Less than 20 years ago, no one had ever heard of a "food desert." The problem the term represents—an area where it's difficult to find affordable, healthy food—isn't particularly new. But the phrase itself is. It was first used in 2005 in a report from the British government's Department of Health.
Since then loads of differing definitions of "food desert" have emerged. Some refer to places where the geography plays a role in limiting food access, i.e., poor, rural areas where getting around requires a vehicle. In other situations a food desert refers to places where the cost of the food is the primary issue, a phenomenon most pronounced in urban areas.
But we're less interested in the debates over how to define a food desert than we are in the search for ways to serve them.
Here are five recent approaches worth looking at:
1. NON-PROFIT GROCERY STORES
The folks in Chester, Pa., don't have it easy. The community of 35,000 once had five supermarkets. But they started closing as manufacturing jobs disappeared and poverty in the city skyrocketed. The last supermarket in Chester shut down in 2001.
Then, in September, Fare and Square opened for business. The 16,000 squarefoot operation offers discounts to people with income below the federal poverty level. Some 60 percent of Chester's population has signed up for those discounts.
Fare and Square operates as a non-profit and is funded by grants from government, corporations and other donors.
2. DEVELOPMENTAL DEALS
Pittsburgh's Hill District hadn't had a supermarket in 30 years. And no grocer seemed interested in building one. Enter the community development group called Hill House Economic Development Corp. HHEDC put together financing to build a $12.5 million shopping center in the heart of the neighborhood.
One of the first tenants was a Shop 'n Save, owned by Ross Markets. Executives from the company had worked with business and community leaders to build the center.
Over in North Philadelphia, a similar story unfolded. A local developer named Michael Grasso saw opportunity in a food desert when Tasty Baking Co. made plans to close a warehouse.
Cobbling together development funds from investors, the U.S. Department of Housing and Urban Development and the state's Redevelopment Assistance Capital Program, Grasso managed to buy the warehouse and use the land to create Baker's Center, a shopping center that contains a 72,000-square-foot ShopRite.
3. VOLUNTEERS
The opposite of a food desert is a place where there's so much good, healthy food that much of it winds up wasted. In other words, the opposite of a food desert is much of the rest of America.
Arthur Morgan is the sort of guy who wants to link those two worlds.
He created a group called "Gather Baltimore," in which volunteers collect food that would otherwise be wasted from farmers markets, local farms and produce distributors. The food is then delivered to families in need in neighborhoods where healthy food is not readily available.
4. TOTAL REBOOTS
Urban food deserts are often filled with places to buy food ... just not healthy food. And no place in America is this more true than in the South Bronx, where tiny corner bodegas are the only shopping option for tens of thousands of people.

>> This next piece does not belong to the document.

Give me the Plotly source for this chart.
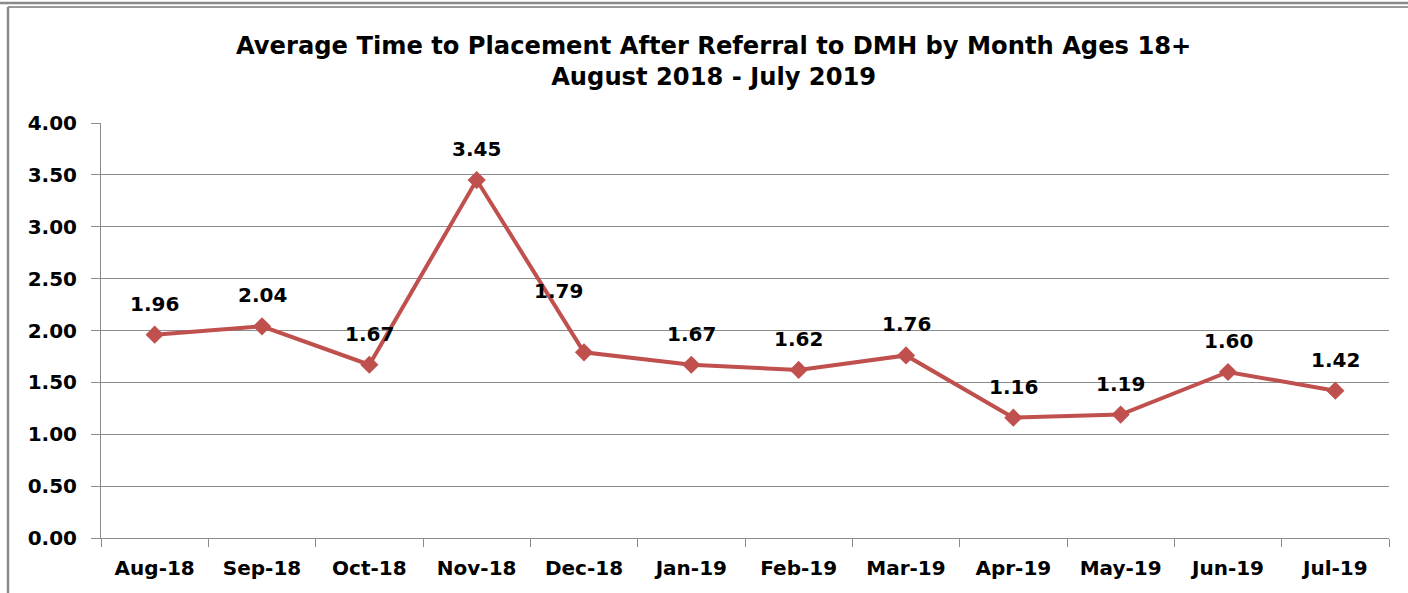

Enter City Harvest, a non-profit with multiple operations in New York City. In its latest venture, City Harvest is teaming with local bodegas and teaching store owners and employees how to buy, store and market fresh produce.
The program seems to be working. At one of the first stores to participate the number of produce types carried rose from just three to 24, some of them precut and given prominent display at the front of the store.
5. VANS
When the Pathmark store on Cherry Street in the New York neighborhood known as Two Bridges closed late in 2012, it left the area with few options.
The community, which stands in the shadows cast by the Brooklyn and Manhattan bridges is home to a number of public-housing projects and large numbers of elderly people. Chinatown is nearby. And Chinatown is veritable paradise of healthy foods. But for elderly people a walk of a dozen city blocks can border on the impossible.
So if the people can't get to the food, why not bring the food to the people?
That's the idea behind the Veggie Van, the brainchild of local politicians and activists. The vans deliver bags of fresh fruit and veggies, priced at $10 a bag, to residents of Two Bridges who sign on as customers.
Some 125 families signed on to the program within the first few days.